On Wed, Jun 4, 2014 at 1:17 AM, Rik Cabanier <caban...@gmail.com> wrote:

>
>
>
> On Tue, Jun 3, 2014 at 3:48 PM, Till Schneidereit <
> t...@tillschneidereit.net> wrote:
>
>> On Wed, Jun 4, 2014 at 12:26 AM, Rik Cabanier <caban...@gmail.com> wrote:
>>
>>> > Actually, inverse() is already spec'd to throw if the inversion fails.
>>> In
>>> > that case (assuming we keep it that way) there is no need at all for
>>> any
>>> > isInvertible kind of method. Note that in floating-point arithmetic
>>> there
>>> > is no absolute notion of invertibility; there just are different matrix
>>> > inversion algorithms each failing on different matrices, so
>>> "invertibility"
>>> > only makes sense with respect to one inversion algorithm, so it is
>>> actually
>>> > better to keep the current exception-throwing API than to introduce a
>>> > separate isInvertible getter.
>>> >
>>>
>>> That would require try/catch around all the "invert()" calls. This is
>>> ugly
>>> but more importantly, it will significantly slow down javascript
>>> execution.
>>> I'd prefer that we don't throw at all but we have to because SVGMatrix
>>> did.
>>>
>>
>> That isn't really true in modern engines. Just having a try/catch doesn't
>> meaningfully slow down code anymore. If an exception is actually thrown, a
>> (very) slow path is taken, but otherwise things are good.
>>
>> (I can only say this with certainty about SpiderMonkey and V8, but would
>> assume that other engines behave similarly. And even if not, it doesn't
>> make sense to make decisions like this based on their current performance
>> characteristics.)
>>
>
> Interesting!
> I wrote a small experiment: http://jsfiddle.net/G83mW/14/
> Gecko is indeed impervious but Chrome, Safari and IE are not.

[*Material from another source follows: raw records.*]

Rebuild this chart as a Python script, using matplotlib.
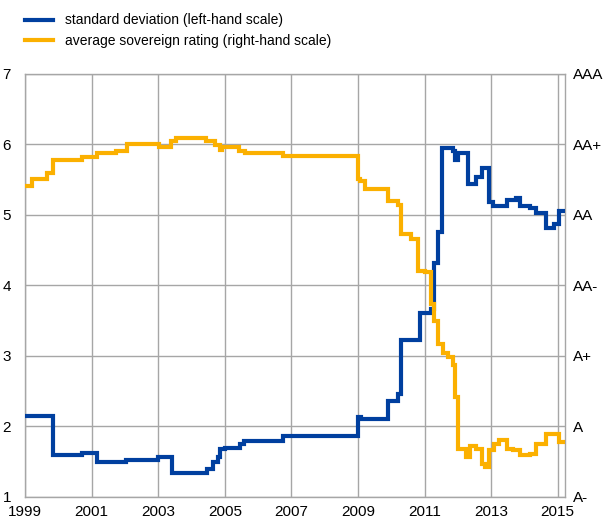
import matplotlib
matplotlib.use("Agg")
import matplotlib.pyplot as plt
import numpy as np

plt.rcParams['font.family'] = ['Liberation Sans', 'DejaVu Sans']

# standard deviation (left-hand scale), step series: change dates and levels
sd_dates = [1999.0, 1999.85, 2000.7, 2001.17, 2001.7, 2002.03, 2003.0, 2003.43,
            2004.47, 2004.65, 2004.8, 2004.86, 2005.0, 2005.45, 2005.58, 2006.75,
            2009.0, 2009.1, 2009.9, 2010.2, 2010.28, 2010.85, 2010.98, 2011.19,
            2011.3, 2011.4, 2011.54, 2011.86, 2011.91, 2012.0, 2012.3, 2012.56,
            2012.74, 2012.94, 2013.06, 2013.48, 2013.76, 2013.86, 2014.16, 2014.36,
            2014.66, 2014.88, 2015.04, 2015.2]
sd_values = [2.15, 1.60, 1.62, 1.49, 1.50, 1.53, 1.57, 1.34,
             1.40, 1.50, 1.56, 1.68, 1.70, 1.75, 1.80, 1.87,
             2.13, 2.11, 2.36, 2.46, 3.23, 3.60, 3.61, 3.66,
             4.31, 4.76, 5.95, 5.90, 5.78, 5.87, 5.44, 5.54,
             5.66, 5.18, 5.12, 5.21, 5.23, 5.12, 5.10, 5.02,
             4.81, 4.87, 5.05, 5.05]

# average sovereign rating (right-hand scale: A-=1 ... AAA=7)
rt_dates = [1999.0, 1999.2, 1999.65, 1999.85, 2000.7, 2001.15, 2001.73, 2002.05,
            2003.03, 2003.4, 2003.55, 2004.45, 2004.7, 2004.86, 2004.93, 2005.43,
            2005.6, 2006.76, 2009.0, 2009.05, 2009.2, 2009.37, 2009.9, 2010.2,
            2010.28, 2010.6, 2010.8, 2011.0, 2011.2, 2011.3, 2011.4, 2011.56,
            2011.71, 2011.86, 2011.91, 2012.0, 2012.26, 2012.36, 2012.56, 2012.74,
            2012.82, 2012.94, 2013.08, 2013.24, 2013.48, 2013.66, 2013.86, 2014.16,
            2014.36, 2014.66, 2015.04, 2015.2]
rt_values = [5.41, 5.50, 5.59, 5.77, 5.82, 5.87, 5.90, 6.00,
             5.96, 6.05, 6.09, 6.04, 5.99, 5.92, 5.96, 5.90,
             5.87, 5.83, 5.51, 5.48, 5.37, 5.37, 5.19, 5.13,
             4.73, 4.66, 4.20, 4.19, 3.74, 3.50, 3.17, 3.04,
             2.98, 2.87, 2.42, 1.68, 1.56, 1.72, 1.68, 1.47,
             1.42, 1.66, 1.75, 1.81, 1.68, 1.66, 1.59, 1.61,
             1.75, 1.89, 1.78, 1.78]

year_ticks = [1999, 2001, 2003, 2005, 2007, 2009, 2011, 2013, 2015]
left_ticks = [1, 2, 3, 4, 5, 6, 7]
rating_labels = ['A-', 'A', 'A+', 'AA-', 'AA', 'AA+', 'AAA']

blue = '#003f9f'
orange = '#fbb000'
grid_col = '#a6a6a6'

fig = plt.figure(figsize=(6.08, 5.22), dpi=100)
ax = fig.add_axes([25/608, 1 - 497/522, 540/608, (497 - 73.5)/522])

ax.step(sd_dates, sd_values, where='post', color=blue, lw=3, solid_joinstyle='miter',
        label='standard deviation (left-hand scale)', zorder=3)
ax.step(rt_dates, rt_values, where='post', color=orange, lw=3, solid_joinstyle='miter',
        label='average sovereign rating (right-hand scale)', zorder=3)

ax.set_xlim(1999, 2015.22)
ax.set_ylim(1, 7)
ax.set_xticks(year_ticks)
ax.set_yticks(left_ticks)
ax.grid(True, color=grid_col, lw=1)
ax.tick_params(length=0, labelsize=11, pad=6)
ax.tick_params(axis='y', pad=10)
for s in ax.spines.values():
    s.set_color(grid_col)
    s.set_linewidth(1)

ax2 = ax.twinx()
ax2.set_ylim(1, 7)
ax2.set_yticks(left_ticks)
ax2.set_yticklabels(rating_labels)
ax2.tick_params(length=0, labelsize=11, pad=6)
for s in ax2.spines.values():
    s.set_visible(False)

ax.legend(loc='upper left', bbox_to_anchor=(-0.01, 1.155), frameon=False, fontsize=10,
          handlelength=2.0, handletextpad=0.9, labelspacing=0.45, borderaxespad=0)

fig.savefig('out.png', dpi=100)
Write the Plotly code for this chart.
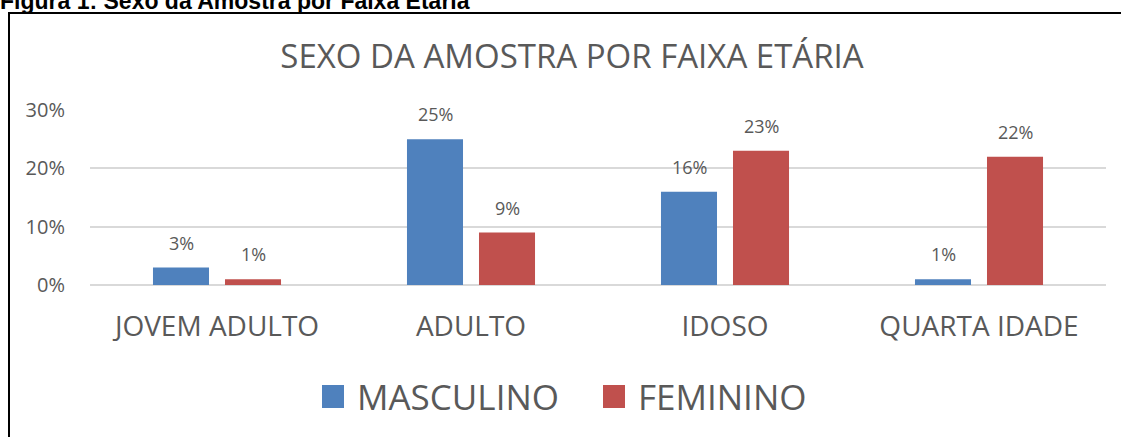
import plotly.graph_objects as go

# ── Data ─────────────────────────────────────────────────────────────────────
categorias = ["JOVEM ADULTO", "ADULTO", "IDOSO", "QUARTA IDADE"]
masculino = [3, 25, 16, 1]
feminino = [1, 9, 23, 22]
series = ["MASCULINO", "FEMININO"]
y_ticks = [0, 10, 20, 30]
y_tick_labels = ["0%", "10%", "20%", "30%"]

AZUL = "#4F81BD"
VERMELHO = "#C0504D"
CINZA = "#595959"
FONTE = "Open Sans"

W, H = 1121, 437
ML, MR, MT, MB = 90, 15, 110, 152
PW, PH = W - ML - MR, H - MT - MB


def px_x(px):
    return (px - ML) / PW


def px_y(py):
    return (H - MB - py) / PH


fig = go.Figure()
for nome, vals, cor, dx in [(series[0], masculino, AZUL, -36),
                            (series[1], feminino, VERMELHO, 36)]:
    fig.add_trace(go.Bar(
        x=categorias, y=vals, name=nome,
        marker=dict(color=cor, line=dict(width=0)),
        showlegend=False,
    ))
    # data labels, floating above each bar
    for cat, v in zip(categorias, vals):
        fig.add_annotation(
            x=cat, y=v, text=f"{v}%", showarrow=False,
            xshift=dx, yshift=25, yanchor="middle",
            font=dict(family=FONTE, size=18, color=CINZA),
        )

# legend drawn by hand (Excel-style large squares)
for nome, cor, sq_x in [(series[0], AZUL, 322), (series[1], VERMELHO, 603)]:
    fig.add_shape(type="rect", xref="paper", yref="paper",
                  x0=px_x(sq_x), x1=px_x(sq_x + 22), y0=px_y(408), y1=px_y(385),
                  fillcolor=cor, line=dict(width=0))
    fig.add_annotation(
        text=nome, xref="paper", yref="paper", x=px_x(sq_x + 33), y=px_y(396),
        xanchor="left", yanchor="middle", showarrow=False,
        font=dict(family=FONTE, size=35, color=CINZA),
    )

# frame around the figure (left and top edges visible)
fig.add_shape(type="line", xref="paper", yref="paper",
              x0=px_x(8), x1=px_x(1125), y0=px_y(13), y1=px_y(13),
              line=dict(color="black", width=2))
fig.add_shape(type="line", xref="paper", yref="paper",
              x0=px_x(9), x1=px_x(9), y0=px_y(13), y1=px_y(440),
              line=dict(color="black", width=2))

# caption above the frame, partly cut off
fig.add_annotation(
    text="<b>Figura 1: Sexo da Amostra por Faixa Etária</b>",
    xref="paper", yref="paper", x=px_x(-2), y=px_y(16),
    xanchor="left", yanchor="bottom", showarrow=False,
    font=dict(family="Liberation Sans", size=23, color="black"),
)

fig.update_layout(
    width=W, height=H,
    margin=dict(l=ML, r=MR, t=MT, b=MB),
    paper_bgcolor="white", plot_bgcolor="white",
    title=dict(text="SEXO DA AMOSTRA POR FAIXA ETÁRIA", x=572 / W,
               xanchor="center", y=1 - 56 / H, yanchor="middle",
               font=dict(family=FONTE, size=33, color=CINZA)),
    barmode="group", bargap=0.433, bargroupgap=0.222,
    font=dict(family=FONTE, color=CINZA),
    showlegend=False,
    xaxis=dict(showgrid=False, showline=False, ticks="", ticklabelstandoff=22,
               tickfont=dict(family=FONTE, size=28, color=CINZA)),
    yaxis=dict(range=[0, 30], tickvals=y_ticks, ticktext=y_tick_labels,
               showgrid=True, gridcolor="#D9D9D9", gridwidth=1.5,
               zeroline=True, zerolinecolor="#D9D9D9", zerolinewidth=1.5,
               showline=False, ticks="", ticklabelstandoff=24,
               tickfont=dict(family=FONTE, size=20, color=CINZA)),
)

fig.write_html("out.html", config={"displayModeBar": False},
               post_script="document.body.style.margin='0';")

V8 is
> between 4 and 6 times slower if there's a try/catch.
>

Ah, I stand corrected on V8, then. I know that they have some optimizations
in place for try/catch, but they're apparently less effective than ours.
I'm sure it's only a matter of time until this stops causing slowdowns in
any engine.


>
> I agree that we shouldn't make decision on the current state. (FWIW I
> think that exceptions should only be used for "exceptional" cases.)
>

That's true, yes. Also, given that you all would rather not have exceptions
here for other reasons, this seems to all be moot anyway. :)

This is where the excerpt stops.